Bernanke didn't mention these factors, but they are what will prevent unemployment from reaching the 7% threshold next year, Gross said. He added that the Fed's inflation views "may be the foggiest of all" because the U.S. is nowhere near the desired 2% inflation rate and is more likely headed into deflationary territory — and "Bernanke has longstanding and deep concerns about deflation."

Consumer prices rose only 1.1% in the 12 months through April, a 53-year low, according to a June 12 Bloomberg news report.

"We're in a highly levered economy where households can't afford to pay much more in interest expense," Gross concluded. "Whereas a decade or two ago the Fed could raise the fed funds rate by 500 basis points and expect the economy to slow, today if the Fed were to hike rates or taper suddenly, the economy couldn't handle it."

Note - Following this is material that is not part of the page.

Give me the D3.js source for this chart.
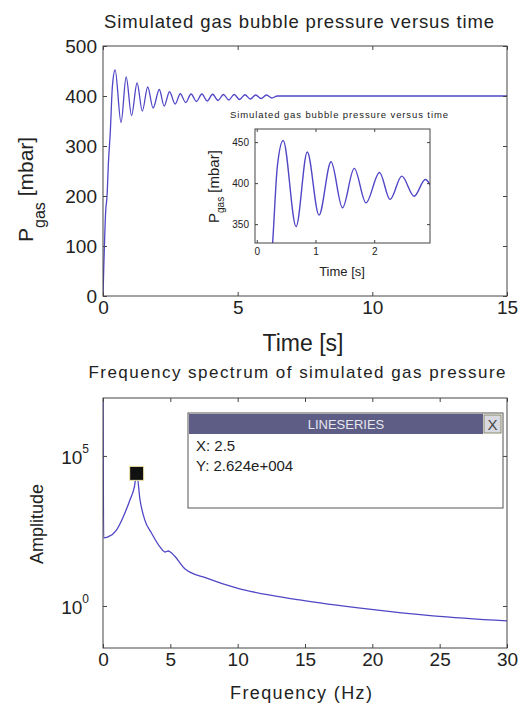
<!DOCTYPE html>
<html>
<head>
<meta charset="utf-8">
<script src="https://cdn.jsdelivr.net/npm/d3@7"></script>
<style>
  body { margin: 0; background: #fff; }
  text { font-family: "Liberation Sans", Arial, sans-serif; fill: #222; }
</style>
</head>
<body>
<div id="chart"></div>
<script>
// pressure trace (peaks and troughs)
let timeS = [0, 0.02, 0.1, 0.15, 0.2, 0.27, 0.35, 0.45, 0.67, 0.86, 1.06, 1.265, 1.46, 1.66, 1.86, 2.09, 2.27,
  2.47, 2.68, 2.87, 3.07, 3.27, 3.47, 3.67, 3.87, 4.07, 4.27, 4.47, 4.67, 4.87, 5.07, 5.27, 5.47, 5.67,
  5.87, 6.07, 6.27, 6.47, 15];
let pressureMbar = [0, 40, 170, 200, 265, 327, 420, 452, 347, 438, 361, 426, 370, 418, 376, 413, 380,
  408.5, 384, 404.5, 387, 404, 389, 404, 390, 403.5, 391, 403, 392, 403, 393, 402.5, 394, 402,
  395, 402, 396, 400, 400];

// spectrum
let freqHz = [0, 0.05, 0.37, 1.0, 1.5, 2.0, 2.33, 2.5, 2.75, 3.1, 3.6, 4.23, 4.6, 4.85, 5.0, 5.3, 6.1,
  7.7, 9.9, 14.6, 19.6, 24.5, 30];
let amplitude = [1e8, 185, 200, 340, 930, 3400, 9300, 26240, 3400, 740, 270, 93, 63, 68, 63, 47, 17,
  8.5, 4, 1.6, 0.8, 0.47, 0.32];

let mainTicksX = [0, 5, 10, 15];
let mainTicksY = [0, 100, 200, 300, 400, 500];
let insetTicksX = [0, 1, 2];
let insetTicksY = [350, 400, 450];
let specTicksX = [0, 5, 10, 15, 20, 25, 30];
let specTicksY = [1, 1e5];
let cursorPoint = { x: 2.5, y: 26240 };

let lineColor = "#5046c6";
let width = 529, height = 705;

let svg = d3.select("#chart").append("svg")
  .attr("width", width)
  .attr("height", height);

let pressure = timeS.map((t, i) => ({ x: t, y: pressureMbar[i] }));
let spectrum = freqHz.map((f, i) => ({ x: f, y: amplitude[i] }));

// draws frame + inward ticks on all four sides
function frame(g, x, y, tx, ty, fmtX, fmtY, fontSize, tick) {
  let x0 = x.range()[0], x1 = x.range()[1], y0 = y.range()[0], y1 = y.range()[1];
  g.append("g").attr("transform", `translate(0,${y0})`)
    .call(d3.axisBottom(x).tickValues(tx).tickSize(-tick).tickPadding(5).tickFormat(fmtX));
  g.append("g").attr("transform", `translate(0,${y1})`)
    .call(d3.axisTop(x).tickValues(tx).tickSize(-tick).tickFormat(""));
  g.append("g").attr("transform", `translate(${x0},0)`)
    .call(d3.axisLeft(y).tickValues(ty).tickSize(-tick).tickPadding(6).tickFormat(fmtY));
  g.append("g").attr("transform", `translate(${x1},0)`)
    .call(d3.axisRight(y).tickValues(ty).tickSize(-tick).tickFormat(""));
  g.selectAll(".domain").remove();
  g.selectAll(".tick line").attr("stroke", "#444");
  g.selectAll(".tick text").attr("font-size", fontSize).attr("font-family", "Liberation Sans, Arial").attr("fill", "#222");
  g.append("rect")
    .attr("x", x0).attr("y", y1).attr("width", x1 - x0).attr("height", y0 - y1)
    .attr("fill", "none").attr("stroke", "#444").attr("stroke-width", 1);
}

// ---------- top panel ----------
let xTop = d3.scaleLinear().domain([0, 15]).range([103, 507]);
let yTop = d3.scaleLinear().domain([0, 500]).range([296, 46]);

let topPanel = svg.append("g");
topPanel.append("defs").append("clipPath").attr("id", "clipTop")
  .append("rect").attr("x", 103).attr("y", 46).attr("width", 404).attr("height", 250);

topPanel.append("path")
  .datum(pressure)
  .attr("clip-path", "url(#clipTop)")
  .attr("fill", "none")
  .attr("stroke", lineColor)
  .attr("stroke-width", 1.3)
  .attr("d", d3.line().x(d => xTop(d.x)).y(d => yTop(d.y)).curve(d3.curveMonotoneX));

frame(topPanel, xTop, yTop, mainTicksX, mainTicksY, d3.format("d"), d3.format("d"), 19, 4);

topPanel.append("text")
  .attr("x", 299).attr("y", 28)
  .attr("text-anchor", "middle")
  .attr("font-size", 18.5)
  .attr("textLength", 390)
  .text("Simulated gas bubble pressure versus time");

topPanel.append("text")
  .attr("x", 303).attr("y", 351)
  .attr("text-anchor", "middle")
  .attr("font-size", 23)
  .text("Time [s]");

let yl = topPanel.append("text")
  .attr("transform", "translate(33,242) rotate(-90)")
  .attr("font-size", 21);
yl.append("tspan").text("P");
yl.append("tspan").attr("font-size", 16).attr("dy", 12).text("gas");
yl.append("tspan").attr("dy", -12).text(" [mbar]");

// ---------- inset ----------
let xIn = d3.scaleLinear().domain([-0.03, 2.95]).range([255, 430]);
let yIn = d3.scaleLinear().domain([327, 466]).range([243, 129]);

let inset = svg.append("g");
inset.append("rect").attr("x", 255).attr("y", 129).attr("width", 175).attr("height", 114).attr("fill", "#fff");
inset.append("defs").append("clipPath").attr("id", "clipInset")
  .append("rect").attr("x", 255).attr("y", 129).attr("width", 175).attr("height", 114);

inset.append("path")
  .datum(pressure)
  .attr("clip-path", "url(#clipInset)")
  .attr("fill", "none")
  .attr("stroke", lineColor)
  .attr("stroke-width", 1.4)
  .attr("d", d3.line().x(d => xIn(d.x)).y(d => yIn(d.y)).curve(d3.curveMonotoneX));

frame(inset, xIn, yIn, insetTicksX, insetTicksY, d3.format("d"), d3.format("d"), 10, 3);
inset.selectAll(".tick text").attr("fill", "#444");

inset.append("text")
  .attr("x", 339).attr("y", 118)
  .attr("text-anchor", "middle")
  .attr("font-size", 9.5)
  .attr("fill", "#444")
  .attr("textLength", 218)
  .text("Simulated gas bubble pressure versus time");

inset.append("text")
  .attr("x", 342).attr("y", 276)
  .attr("text-anchor", "middle")
  .attr("font-size", 13)
  .text("Time [s]");

let yli = inset.append("text")
  .attr("transform", "translate(219,223) rotate(-90)")
  .attr("font-size", 15);
yli.append("tspan").text("P");
yli.append("tspan").attr("font-size", 10).attr("dy", 5).text("gas");
yli.append("tspan").attr("dy", -5).text(" [mbar]");

// ---------- bottom panel ----------
let xBot = d3.scaleLinear().domain([0, 30]).range([103, 507]);
let yBot = d3.scaleLog().domain([Math.pow(10, -1.4), Math.pow(10, 6.93)]).range([648, 398]);

let bot = svg.append("g");
bot.append("defs").append("clipPath").attr("id", "clipBot")
  .append("rect").attr("x", 103).attr("y", 398).attr("width", 404).attr("height", 250);

bot.append("path")
  .datum(spectrum)
  .attr("clip-path", "url(#clipBot)")
  .attr("fill", "none")
  .attr("stroke", lineColor)
  .attr("stroke-width", 1.3)
  .attr("d", d3.line().x(d => xBot(d.x)).y(d => yBot(d.y)).curve(d3.curveMonotoneX));

frame(bot, xBot, yBot, specTicksX, specTicksY, d3.format("d"), () => "", 19, 4);

// log tick labels as 10^n
bot.selectAll("text.pow")
  .data(specTicksY)
  .join("text")
  .attr("class", "pow")
  .attr("x", 89).attr("y", d => yBot(d) + 8)
  .attr("text-anchor", "end")
  .attr("font-size", 19)
  .call(t => {
    t.append("tspan").text("10");
    t.append("tspan").attr("font-size", 12).attr("dy", -11).text(d => Math.round(Math.log10(d)));
  });

bot.append("text")
  .attr("x", 297).attr("y", 378)
  .attr("text-anchor", "middle")
  .attr("font-size", 17)
  .attr("textLength", 417)
  .text("Frequency spectrum of simulated gas pressure");

bot.append("text")
  .attr("x", 301).attr("y", 699)
  .attr("text-anchor", "middle")
  .attr("font-size", 18)
  .attr("textLength", 142)
  .text("Frequency (Hz)");

bot.append("text")
  .attr("transform", "translate(43,524) rotate(-90)")
  .attr("text-anchor", "middle")
  .attr("font-size", 18)
  .text("Amplitude");

// data cursor marker
bot.append("rect")
  .attr("x", xBot(cursorPoint.x) - 7).attr("y", yBot(cursorPoint.y) - 7)
  .attr("width", 14).attr("height", 14)
  .attr("fill", "#111").attr("stroke", "#efe6a8").attr("stroke-width", 1);

// data tip box
let tip = bot.append("g");
tip.append("rect").attr("x", 188).attr("y", 413).attr("width", 315).attr("height", 95)
  .attr("fill", "#fff").attr("stroke", "#555");
tip.append("rect").attr("x", 189).attr("y", 414).attr("width", 294).attr("height", 20)
  .attr("fill", "#5d5d86");
tip.append("text").attr("x", 346).attr("y", 429).attr("text-anchor", "middle")
  .attr("font-size", 13).style("fill", "#e6e6ee").text("LINESERIES");
tip.append("rect").attr("x", 484).attr("y", 415).attr("width", 17).attr("height", 18)
  .attr("fill", "#d9d9e2").attr("stroke", "#8a8a6a");
tip.append("text").attr("x", 492.5).attr("y", 430).attr("text-anchor", "middle")
  .attr("font-size", 15).style("fill", "#444").text("X");
tip.append("text").attr("x", 196).attr("y", 451).attr("font-size", 15).text("X: " + cursorPoint.x);
tip.append("text").attr("x", 196).attr("y", 471).attr("font-size", 15).text("Y: 2.624e+004");
</script>
</body>
</html>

The moral of Gross' story? Investors who are selling Treasuries in anticipation that the Fed will ease out of the market might end up being disappointed, and Bernanke will have a hard time winning the markets' trust if he has to change course on QE a few months from now.

"If he has to wave a white flag three months from now and say, 'Sorry, we miscalculated,' the trust of markets and dampened volatility that has driven markets over the past two or three years could probably never be fully regained," Gross writes.